This year marks my fourth year as a member of the Simmons Voice staff. After working as a copy editor and staff writer during my first, sophomore, and junior years, I applied to become managing editor for my final year with the Voice.
However, due to various events, complications, and last-minute plan changes, I found myself as one of two editors-in-chief.
This year saw a lot of student activism regarding race, accessibility, gender, survivorship, and much, much more. Simmons students spoke out, wrote op-ed pieces, demonstrated, flooded #simscenes with righteous dissent, and created change, sparked campus-wide discussion, and contributed to a campus culture that refuses to stay silent in the face of adversity.
As one of the editors-in-chief, part of my responsibility was to determine not only what was relevant to students but also how the newspaper could play a part in raising awareness of critical issues on- and off-campus.
One aspect of journalism that I have grappled with all semester is the role of the press both in insular communities such as college campuses as well as in the broader media scope. There is a prevalent idea that journalism must be completely unbiased, “just the facts,” and must tell both sides of every story.

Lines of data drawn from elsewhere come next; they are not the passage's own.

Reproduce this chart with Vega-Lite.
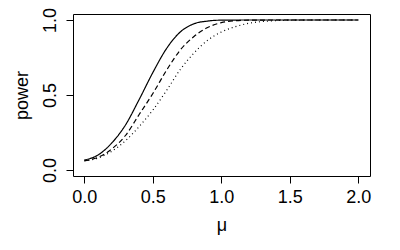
{
  "$schema": "https://vega.github.io/schema/vega-lite/v6.json",
  "width": 297,
  "height": 162,
  "autosize": {"type": "none"},
  "padding": {"left": 73, "top": 14, "right": 30, "bottom": 74},
  "background": "white",
  "config": {
    "font": "Liberation Sans",
    "view": {"stroke": "black", "strokeWidth": 1},
    "axis": {"grid": false, "domain": false, "tickColor": "black", "tickSize": 7, "labelFontSize": 18, "titleFontSize": 18, "labelColor": "black", "titleColor": "black", "titleFontWeight": "normal", "labelFont": "Liberation Sans", "titleFont": "Liberation Sans"}
  },
  "data": {"values": [
    {"mu": 0.0, "power": 0.067, "s": "a"},
    {"mu": 0.1, "power": 0.10, "s": "a"},
    {"mu": 0.2, "power": 0.18, "s": "a"},
    {"mu": 0.3, "power": 0.30, "s": "a"},
    {"mu": 0.4, "power": 0.47, "s": "a"},
    {"mu": 0.5, "power": 0.65, "s": "a"},
    {"mu": 0.6, "power": 0.81, "s": "a"},
    {"mu": 0.7, "power": 0.92, "s": "a"},
    {"mu": 0.8, "power": 0.975, "s": "a"},
    {"mu": 0.9, "power": 0.993, "s": "a"},
    {"mu": 1.0, "power": 0.999, "s": "a"},
    {"mu": 1.2, "power": 1.0, "s": "a"},
    {"mu": 1.5, "power": 1.0, "s": "a"},
    {"mu": 2.0, "power": 1.0, "s": "a"},
    {"mu": 0.0, "power": 0.062, "s": "b"},
    {"mu": 0.1, "power": 0.085, "s": "b"},
    {"mu": 0.2, "power": 0.14, "s": "b"},
    {"mu": 0.3, "power": 0.23, "s": "b"},
    {"mu": 0.4, "power": 0.37, "s": "b"},
    {"mu": 0.5, "power": 0.51, "s": "b"},
    {"mu": 0.6, "power": 0.665, "s": "b"},
    {"mu": 0.7, "power": 0.80, "s": "b"},
    {"mu": 0.8, "power": 0.89, "s": "b"},
    {"mu": 0.9, "power": 0.95, "s": "b"},
    {"mu": 1.0, "power": 0.982, "s": "b"},
    {"mu": 1.1, "power": 0.995, "s": "b"},
    {"mu": 1.2, "power": 0.999, "s": "b"},
    {"mu": 1.4, "power": 1.0, "s": "b"},
    {"mu": 2.0, "power": 1.0, "s": "b"},
    {"mu": 0.0, "power": 0.06, "s": "c"},
    {"mu": 0.1, "power": 0.08, "s": "c"},
    {"mu": 0.2, "power": 0.125, "s": "c"},
    {"mu": 0.3, "power": 0.195, "s": "c"},
    {"mu": 0.4, "power": 0.29, "s": "c"},
    {"mu": 0.5, "power": 0.40, "s": "c"},
    {"mu": 0.6, "power": 0.53, "s": "c"},
    {"mu": 0.7, "power": 0.67, "s": "c"},
    {"mu": 0.8, "power": 0.78, "s": "c"},
    {"mu": 0.9, "power": 0.865, "s": "c"},
    {"mu": 1.0, "power": 0.92, "s": "c"},
    {"mu": 1.1, "power": 0.955, "s": "c"},
    {"mu": 1.2, "power": 0.978, "s": "c"},
    {"mu": 1.3, "power": 0.99, "s": "c"},
    {"mu": 1.4, "power": 0.996, "s": "c"},
    {"mu": 1.5, "power": 0.999, "s": "c"},
    {"mu": 1.7, "power": 1.0, "s": "c"},
    {"mu": 2.0, "power": 1.0, "s": "c"}
  ]},
  "mark": {"type": "line", "color": "black", "strokeWidth": 1.2, "interpolate": "monotone", "clip": true},
  "encoding": {
    "x": {"field": "mu", "type": "quantitative", "title": "μ",
      "scale": {"domain": [-0.083, 2.085], "nice": false, "zero": false},
      "axis": {"values": [0, 0.5, 1, 1.5, 2], "format": ".1f", "labelPadding": 5, "titlePadding": 10}},
    "y": {"field": "power", "type": "quantitative", "title": "power",
      "scale": {"domain": [-0.04, 1.04], "nice": false, "zero": false},
      "axis": {"values": [0, 0.5, 1], "format": ".1f", "labelAngle": -90, "labelAlign": "center", "labelBaseline": "alphabetic", "labelPadding": 11, "titlePadding": 10}},
    "detail": {"field": "s"},
    "strokeDash": {"field": "s", "type": "nominal", "legend": null,
      "scale": {"domain": ["a", "b", "c"], "range": [[1, 0], [5, 3], [1, 3]]}}
  }
}
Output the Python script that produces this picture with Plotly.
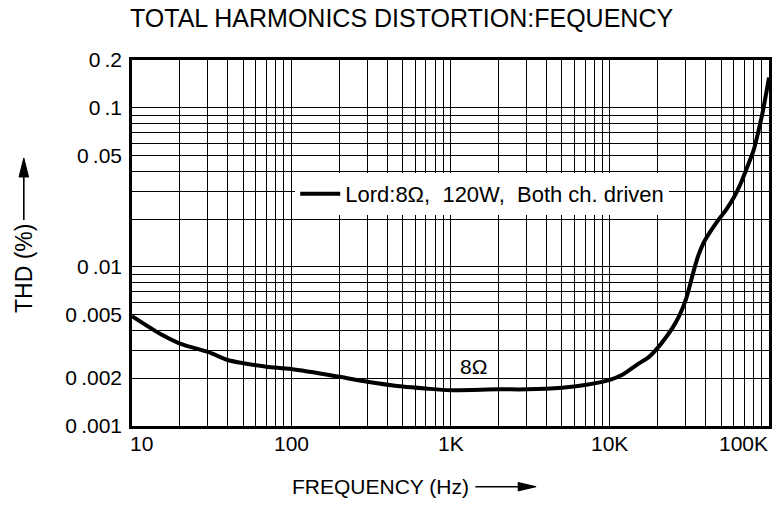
import math
import plotly.graph_objects as go

# ---------------- data ----------------
freq_hz = [10, 15, 20, 30, 40, 50, 70, 100, 200, 300, 500, 700, 1000, 2000, 3000,
           5000, 7000, 10000, 12000, 15000, 17500, 20000, 22500, 25000, 27500, 30000,
           32000, 34000, 36000, 39000, 43000, 48000, 54000, 60000, 66000, 73000,
           80000, 86000, 92000, 100000]
thd_pct = [0.0049, 0.0038, 0.0033, 0.00292, 0.0026, 0.00248, 0.00236, 0.00228, 0.00204,
           0.0019, 0.00177, 0.00172, 0.00168, 0.0017, 0.0017, 0.00174, 0.00181, 0.00195,
           0.0021, 0.00245, 0.0027, 0.0031, 0.0036, 0.0042, 0.0050, 0.0062,
           0.0078, 0.0098, 0.0118, 0.0143, 0.0168, 0.0197, 0.0230, 0.0272, 0.0330, 0.0425,
           0.0540, 0.0720, 0.0980, 0.155]
series_name = "Lord:8Ω,\u00a0 120W,\u00a0 Both ch. driven"
curve_label = "8Ω"
curve_label_pos = (1400, 0.00236)

x_tick_vals = [10, 100, 1000, 10000, 100000]
x_tick_text = ["10", "100", "1K", "10K", "100K"]
x_minor_vals = [m * 10 ** d for d in range(1, 5) for m in range(2, 10)]

y_tick_vals = [0.001, 0.002, 0.005, 0.01, 0.05, 0.1, 0.2]
y_tick_text = ["0\u2009.001", "0\u2009.002", "0\u2009.005", "0\u2009.01",
               "0\u2009.05", "0\u2009.1", "0\u2009.2"]
y_minor_vals = [m * 10 ** d for d in (-3, -2) for m in range(2, 10)]

title_text = "TOTAL HARMONICS DISTORTION:FEQUENCY"
x_title = "FREQUENCY (Hz)"
y_title = "THD (%)"

# ---------------- layout helpers ----------------
W, H = 775, 505
L, R, T, B = 132, 3, 60, 79
PW, PH = W - L - R, H - T - B
FONT = "Liberation Sans, Arial, Helvetica, sans-serif"


def px(xp):
    return (xp - L) / PW


def py(yp):
    return (H - B - yp) / PH


fig = go.Figure()
fig.add_trace(go.Scatter(
    x=freq_hz, y=thd_pct, mode="lines", name=series_name,
    line=dict(color="black", width=4, shape="spline", smoothing=0.8),
    showlegend=True,
))

grid = dict(showgrid=True, gridcolor="black", gridwidth=1.3)
fig.update_xaxes(
    type="log", range=[math.log10(10), math.log10(100000)],
    tickvals=x_tick_vals, showticklabels=False, ticks="",
    minor=dict(tickvals=x_minor_vals, showgrid=True, gridcolor="black", gridwidth=1.3, ticks=""),
    showline=True, linewidth=2.5, linecolor="black", mirror=True, zeroline=False,
    **grid,
)
fig.update_yaxes(
    type="log", range=[math.log10(0.001), math.log10(0.2)],
    tickvals=y_tick_vals, ticktext=y_tick_text, ticks="",
    tickfont=dict(family=FONT, size=21, color="black"), ticklabelstandoff=3,
    minor=dict(tickvals=y_minor_vals, showgrid=True, gridcolor="black", gridwidth=1.3, ticks=""),
    showline=True, linewidth=2.5, linecolor="black", mirror=True, zeroline=False,
    **grid,
)

annotations = []
anchors = ["left", "center", "center", "center", "right"]
shifts = [-4, 0, 0, 0, 1]
for v, t, a, s in zip(x_tick_vals, x_tick_text, anchors, shifts):
    annotations.append(dict(
        x=math.log10(v), y=py(443.5), xref="x", yref="paper", text=t,
        showarrow=False, xanchor=a, yanchor="middle", xshift=s,
        font=dict(family=FONT, size=21, color="black")))

annotations.append(dict(
    x=math.log10(curve_label_pos[0]), y=math.log10(curve_label_pos[1]),
    xref="x", yref="y", text=curve_label, showarrow=False,
    font=dict(family=FONT, size=21, color="black")))

annotations.append(dict(
    x=px(291), y=py(486.5), xref="paper", yref="paper", text=x_title,
    showarrow=False, xanchor="left", yanchor="middle",
    font=dict(family=FONT, size=21, color="black")))

annotations.append(dict(
    x=px(23), y=py(268.5), xref="paper", yref="paper", text=y_title,
    showarrow=False, textangle=-90, xanchor="center", yanchor="middle",
    font=dict(family=FONT, size=23, color="black")))

shapes = [
    # x title arrow
    dict(type="line", xref="paper", yref="paper", x0=px(477), x1=px(525),
         y0=py(486.7), y1=py(486.7), line=dict(color="black", width=1.6)),
    dict(type="path", xref="paper", yref="paper",
         path=f"M{px(520)},{py(482.5)} L{px(538)},{py(486.7)} L{px(520)},{py(490.9)} Z",
         fillcolor="black", line=dict(color="black", width=1)),
    # y title arrow
    dict(type="line", xref="paper", yref="paper", x0=px(23.3), x1=px(23.3),
         y0=py(220), y1=py(172), line=dict(color="black", width=1.6)),
    dict(type="path", xref="paper", yref="paper",
         path=f"M{px(18.5)},{py(177)} L{px(23.3)},{py(158)} L{px(28.1)},{py(177)} Z",
         fillcolor="black", line=dict(color="black", width=1)),
]

fig.update_layout(
    width=W, height=H, autosize=False,
    margin=dict(l=L, r=R, t=T, b=B),
    paper_bgcolor="white", plot_bgcolor="white",
    title=dict(text=title_text, x=130 / W, xref="container", xanchor="left",
               y=1 - 18 / H, yref="container", yanchor="middle",
               font=dict(family=FONT, size=25, color="black")),
    legend=dict(x=px(296), y=py(173), xanchor="left", yanchor="top",
                bgcolor="white", borderwidth=0, itemwidth=40,
                font=dict(family=FONT, size=22, color="black")),
    annotations=annotations,
    shapes=shapes,
)

fig.write_html("out.html", config={"displayModeBar": False},
               post_script="document.body.style.margin='0';")
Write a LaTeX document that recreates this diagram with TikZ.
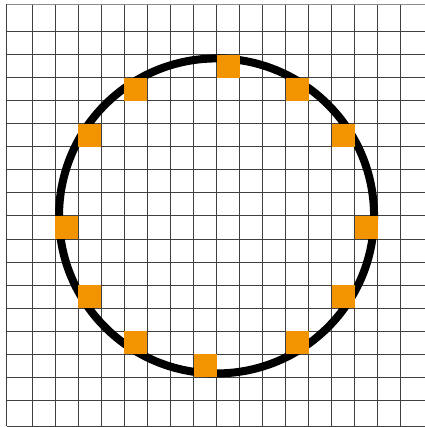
\documentclass[tikz,border=0pt]{standalone}
\definecolor{sq}{RGB}{242,148,0}
\begin{document}
\begin{tikzpicture}[x=1pt,y=-1pt]
\useasboundingbox (0,0) rectangle (424,427);
\def\s{23.03}
\tikzset{gridline/.style={draw=black!75,line width=0.9pt}}
\foreach \i in {0,...,16} \draw[gridline] ({32.3+\i*\s},4) -- ({32.3+\i*\s},426);
\foreach \j in {0,...,16} \draw[gridline] (6.7,{31.7+\j*\s}) -- (430,{31.7+\j*\s});
\draw[gridline,draw=black!45] (6.7,4) -- (430,4);
\draw[gridline] (6.7,426) -- (430,426);
\draw[gridline] (6.7,4) -- (6.7,426);
\coordinate (c) at ({32.3+8*\s},{31.7+8*\s});
\draw[line width=8pt] (c) circle[radius=157.5pt];
\foreach \i/\j in {8/1,11/2,13/4,14/8,13/11,11/13,7/14,4/13,2/11,1/8,2/4,4/2}
  \fill[sq] ({32.3+\i*\s},{31.7+\j*\s}) rectangle ++(\s,\s);
\end{tikzpicture}
\end{document}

However, every reporter, and additionally every editor, brings their own personal baggage, identity, and bias to every story that is written. There is a critical—in fact, outright radical—power in selecting which stories get told and which go unheard, and parsing one from the other has been one of the most significant, and most rewarding, challenges of the position.
Succumbing to the allure of mainstream media is tempting, but while discussing a recent popular topic means being a great date at dinner parties, seeking stories beyond the mainstream takes effort.
Another aspect of the job I discovered is that people in power want good press, and balk at articles that portray more negative aspects of current events—at Simmons, in Boston, and far beyond the microcosm here in Massachusetts.
There is an enormous divide between journalism and public relations, however. While PR is incredibly important in shaping the presence an institution or person has in the public consciousness, journalism is about raising awareness of underlying issues, addressing conflicts of interest, and unsettling people who have grown a little bit too comfortable.
Staying in our respective comfort zones, especially as people in positions of authority, stifles our growth and inhibits the contributions we can make to our communities, and to me, journalism plays a critical role in expanding how we perceive what is taking place at school or in our city, where we fit in the larger scheme of things, and what each of us can bring to the metaphorical table.
Selecting and writing news is not about giving all sides equal time at the microphone, or equal print; it is about elevating those voices which are not heard via traditional avenues of reporting, challenging the status quo, and critically examining power structures.
Rather than perpetuating racism, homophobia, misogyny, transphobia, etc., it is necessary for newspapers, editors, and journalists to dismantle these systems of oppression by providing a means for unheard stories to become part of the narrative: not by assimilation, but by broadening our understanding of what is a “common story.”
While it is tempting to view journalism as a way to expand on the positive, especially in an institutional sense, newspapers—especially student-run newspapers—should exist not as a bullhorn for widely-heard voices, but as a way for people to bring attention to concerns that so consistently go unaddressed.
I believe that, like art, good journalism should comfort the disturbed, and disturb the comfortable.